50.043 Introduction to Database System¶
Learning Outcomes¶
By the end of this unit, you should be able to
- List the problems handled by database management systems
- Describe the techniques used in database system to solve these problems
What is a database?¶
Generally speaking, a database is an organized collection of data.
For instance,
- your excel sheet that keep tracks of your monthly finance.
- a text file that stores the list of items you want to buy for christmas or CNY.
- a collection of student records in an LMS.
- a collection of product information and stock level for a minimart chain.
What is a database management system?¶
It is a system (hopefully a software system) that manages databases. Many DBMS orchestrates and manages multiple databases simultanenously. For instance, Oracle, MySQL, MS SQL, MongoDB, Firebase, Amazon RDs and etc.
It is confusing when people use to the term "database" to refer to a DBMS.
Characteristics of a database management system¶
For a DBMS to be pragmatically useful, here are some of the characteristics that it may possess
- It should be efficient. Queries and data operation should be evaluated and performed in an efficient way.
- It should be crash consistent. In the event of unexpected crash and system distruption, the data stored should remain consistent.
- It should support concurrent access. There are many users and softwares that could access the data without interfering each other.
- It should support data abstraction. Data and their relationships are allowed to be described in a logical manner without the users / software to be exposed with the detail implementation.
Common Techniques available in database management systems¶
- Storage and Index. DBMSes have their own internal storage system. It often differs from those available in the operating system, due to use case difference. Internal storage system enables DBMSes to organize and retrieve data in a systematic and efficient way. Indices are inspired from data structure and algorithms. With indices, data queries and operation can be further optimized.

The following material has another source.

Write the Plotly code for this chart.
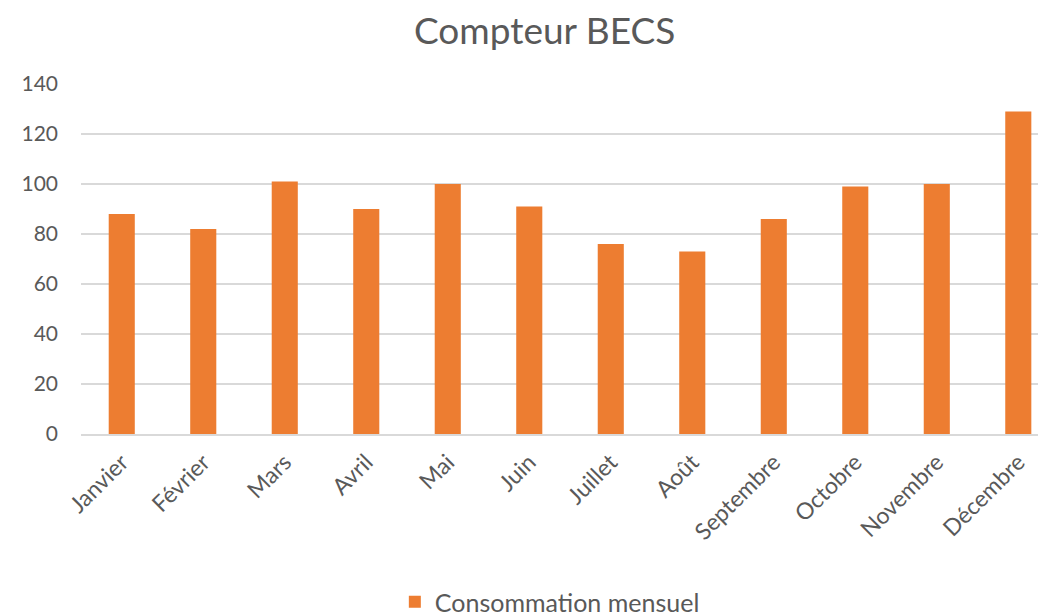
import plotly.graph_objects as go

months = ["Janvier", "Février", "Mars", "Avril", "Mai", "Juin", "Juillet",
          "Août", "Septembre", "Octobre", "Novembre", "Décembre"]
consommation = [88, 82, 101, 90, 100, 91, 76, 73, 86, 99, 100, 129]
y_ticks = [0, 20, 40, 60, 80, 100, 120, 140]

grey = "#595959"
font = "Lato"

fig = go.Figure(
    go.Bar(x=months, y=consommation, name="Consommation mensuel",
           marker=dict(color="#ED7D31", line=dict(width=0)),
           width=0.32)
)

# page body has an 8px margin, so the figure is 8px smaller than the window
fig.update_layout(
    width=1038, height=608,
    margin=dict(l=73, r=0, t=76, b=182),
    plot_bgcolor="white", paper_bgcolor="white",
    font=dict(family=font, color=grey, size=21),
    title=dict(text="Compteur BECS", x=0.517, xanchor="center",
               y=0.962, yanchor="middle", yref="container",
               font=dict(size=37, color=grey, family=font)),
    showlegend=True,
    legend=dict(orientation="h", xref="container", yref="container",
                x=0.522, xanchor="center", y=0.023, yanchor="middle",
                font=dict(size=25, color=grey)),
)
fig.update_xaxes(range=[-0.5, 11.34], tickangle=-45, showgrid=False,
                 showline=True, linecolor="#d9d9d9", linewidth=1.5,
                 ticks="", automargin=False, ticklabelstandoff=4,
                 tickfont=dict(size=23, color=grey))
fig.update_yaxes(range=[0, 140], tickvals=y_ticks, showgrid=True,
                 gridcolor="#d9d9d9", gridwidth=1.5, zeroline=False,
                 showline=False, ticks="", ticklabelstandoff=22,
                 automargin=False,
                 tickfont=dict(size=21, color=grey))

fig.write_html("out.html")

- Transaction. Many DBMSes support transactional operations. Transaction groups multiple operations to be performed as an atomic sequence of actions to be performed. Conflicts caused by concurrent access can be resolved by studying and manipulating multiple transactions. Transactions are logged, so that in the event of system crashes, partial data changes can be reverted back to the nearest consistent state.
- Data Model and SQL. Many tranditional DBMSes support data model and SQL. This combination is a simple and expressive data abstraction for many applications. Softwares developed based on an existing database (system) could be possible migrate to another with marginal technical effort.

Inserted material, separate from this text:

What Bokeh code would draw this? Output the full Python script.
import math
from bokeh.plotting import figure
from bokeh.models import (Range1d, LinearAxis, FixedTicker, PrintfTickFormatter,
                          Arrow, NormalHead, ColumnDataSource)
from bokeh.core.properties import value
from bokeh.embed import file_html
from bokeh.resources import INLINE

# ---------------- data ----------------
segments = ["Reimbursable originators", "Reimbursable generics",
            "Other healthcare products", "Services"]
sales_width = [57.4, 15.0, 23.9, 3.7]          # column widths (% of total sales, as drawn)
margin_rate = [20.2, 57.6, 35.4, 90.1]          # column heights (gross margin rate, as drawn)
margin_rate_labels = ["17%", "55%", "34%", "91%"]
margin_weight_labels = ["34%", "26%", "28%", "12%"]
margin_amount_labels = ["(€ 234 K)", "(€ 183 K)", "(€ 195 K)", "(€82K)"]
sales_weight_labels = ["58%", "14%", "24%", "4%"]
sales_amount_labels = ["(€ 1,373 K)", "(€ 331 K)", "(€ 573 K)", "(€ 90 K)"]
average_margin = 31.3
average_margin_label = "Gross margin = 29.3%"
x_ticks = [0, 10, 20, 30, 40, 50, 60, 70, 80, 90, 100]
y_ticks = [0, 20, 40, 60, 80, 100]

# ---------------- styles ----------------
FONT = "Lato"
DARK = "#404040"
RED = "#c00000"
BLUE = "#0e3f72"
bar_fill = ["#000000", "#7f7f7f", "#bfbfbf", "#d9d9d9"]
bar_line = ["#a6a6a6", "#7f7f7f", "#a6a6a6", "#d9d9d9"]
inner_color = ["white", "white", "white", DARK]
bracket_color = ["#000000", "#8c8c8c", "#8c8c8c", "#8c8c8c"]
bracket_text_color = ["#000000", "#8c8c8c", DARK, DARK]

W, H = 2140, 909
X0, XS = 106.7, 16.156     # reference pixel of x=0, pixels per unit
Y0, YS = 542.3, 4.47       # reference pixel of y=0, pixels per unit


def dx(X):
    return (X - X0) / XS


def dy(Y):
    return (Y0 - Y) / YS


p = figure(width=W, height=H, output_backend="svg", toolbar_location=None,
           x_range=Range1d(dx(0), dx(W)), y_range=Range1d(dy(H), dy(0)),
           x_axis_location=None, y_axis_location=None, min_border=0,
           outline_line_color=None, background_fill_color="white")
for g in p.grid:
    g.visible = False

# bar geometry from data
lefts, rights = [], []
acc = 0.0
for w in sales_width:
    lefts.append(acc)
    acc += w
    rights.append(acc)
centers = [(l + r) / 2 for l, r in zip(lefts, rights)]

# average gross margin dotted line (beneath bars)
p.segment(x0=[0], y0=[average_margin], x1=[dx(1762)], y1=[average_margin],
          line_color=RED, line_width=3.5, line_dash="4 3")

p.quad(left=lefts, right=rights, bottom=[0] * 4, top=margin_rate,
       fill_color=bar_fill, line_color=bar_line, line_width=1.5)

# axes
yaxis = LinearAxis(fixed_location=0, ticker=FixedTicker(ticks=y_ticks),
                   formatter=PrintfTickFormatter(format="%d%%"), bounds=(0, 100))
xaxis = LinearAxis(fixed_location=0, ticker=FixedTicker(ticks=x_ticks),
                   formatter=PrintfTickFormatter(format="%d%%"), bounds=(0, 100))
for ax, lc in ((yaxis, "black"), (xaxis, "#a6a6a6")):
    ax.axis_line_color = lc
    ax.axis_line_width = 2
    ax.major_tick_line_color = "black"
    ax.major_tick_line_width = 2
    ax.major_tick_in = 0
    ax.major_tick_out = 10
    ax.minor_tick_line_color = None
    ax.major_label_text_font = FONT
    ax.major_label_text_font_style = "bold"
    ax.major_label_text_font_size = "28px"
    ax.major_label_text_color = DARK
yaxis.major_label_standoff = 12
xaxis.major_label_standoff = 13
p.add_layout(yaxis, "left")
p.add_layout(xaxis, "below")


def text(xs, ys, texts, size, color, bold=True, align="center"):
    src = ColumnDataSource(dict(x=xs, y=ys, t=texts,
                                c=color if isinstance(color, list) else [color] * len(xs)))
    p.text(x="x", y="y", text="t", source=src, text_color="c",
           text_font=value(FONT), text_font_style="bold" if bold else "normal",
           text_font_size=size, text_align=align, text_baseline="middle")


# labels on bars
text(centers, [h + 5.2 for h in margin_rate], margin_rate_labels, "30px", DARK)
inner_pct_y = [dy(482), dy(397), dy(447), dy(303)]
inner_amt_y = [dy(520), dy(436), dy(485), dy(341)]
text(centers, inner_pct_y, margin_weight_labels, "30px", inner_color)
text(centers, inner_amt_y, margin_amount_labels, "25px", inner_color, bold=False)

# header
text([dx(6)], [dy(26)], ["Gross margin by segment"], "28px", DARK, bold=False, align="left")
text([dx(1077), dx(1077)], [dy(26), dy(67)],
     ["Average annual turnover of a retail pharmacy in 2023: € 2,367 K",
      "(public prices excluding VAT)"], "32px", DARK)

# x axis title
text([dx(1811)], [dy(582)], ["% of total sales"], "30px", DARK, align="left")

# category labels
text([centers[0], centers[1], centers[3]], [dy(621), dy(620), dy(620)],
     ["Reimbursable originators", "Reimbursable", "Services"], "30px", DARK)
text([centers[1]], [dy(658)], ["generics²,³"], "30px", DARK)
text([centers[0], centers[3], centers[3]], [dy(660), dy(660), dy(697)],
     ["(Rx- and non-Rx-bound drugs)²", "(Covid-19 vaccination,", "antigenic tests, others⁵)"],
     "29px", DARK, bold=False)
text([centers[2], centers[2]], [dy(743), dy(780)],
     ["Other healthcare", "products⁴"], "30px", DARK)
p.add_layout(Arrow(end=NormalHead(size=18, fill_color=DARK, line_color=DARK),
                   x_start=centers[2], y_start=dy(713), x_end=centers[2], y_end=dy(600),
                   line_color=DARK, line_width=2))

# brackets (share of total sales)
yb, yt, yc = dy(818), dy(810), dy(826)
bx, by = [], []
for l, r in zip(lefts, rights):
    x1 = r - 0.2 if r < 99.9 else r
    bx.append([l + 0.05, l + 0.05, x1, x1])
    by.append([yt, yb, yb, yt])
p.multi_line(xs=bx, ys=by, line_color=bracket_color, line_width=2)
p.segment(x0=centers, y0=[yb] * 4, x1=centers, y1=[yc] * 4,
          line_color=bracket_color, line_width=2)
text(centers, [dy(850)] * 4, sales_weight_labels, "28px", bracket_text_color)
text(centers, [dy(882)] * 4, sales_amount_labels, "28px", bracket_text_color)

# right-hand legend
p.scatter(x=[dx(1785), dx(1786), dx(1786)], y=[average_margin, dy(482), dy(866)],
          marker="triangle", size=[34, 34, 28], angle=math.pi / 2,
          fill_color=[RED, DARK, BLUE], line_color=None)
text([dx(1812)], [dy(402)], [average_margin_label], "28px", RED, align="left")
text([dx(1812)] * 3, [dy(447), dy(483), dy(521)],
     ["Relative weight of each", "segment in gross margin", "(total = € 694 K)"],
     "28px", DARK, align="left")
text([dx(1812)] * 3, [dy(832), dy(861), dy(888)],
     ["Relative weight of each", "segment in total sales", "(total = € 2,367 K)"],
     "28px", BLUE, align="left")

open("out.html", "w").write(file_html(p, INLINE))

Recently many big data systems extend their support to these techniques and it proves the essentiality of them.
Overview of Data Modelling¶
For the first part of this module, we dwell into the details of data modelling.

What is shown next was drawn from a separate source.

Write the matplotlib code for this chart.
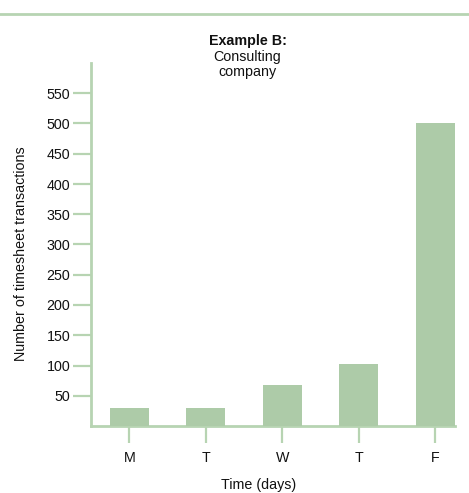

In the upper diagram, we describe the user interaction with the database as blackbox.
In the lower diagram, we define the processes of data modelling.
-
Conceptual Model - in this step, we try to capture the user needs from user study, and identify what data the application has and need.
-
Logical Model - in this step, supported by the user needs identified, we study how data are been accessed, updated and maintained from the business perspective. We design a high level structure of the data storage and the set of possible constraints over the data to enforce various integrity derived from the business logics.
-
Physical Model - in this step, we translate the logical model into a specific database (supported by the database management system that has been deployed).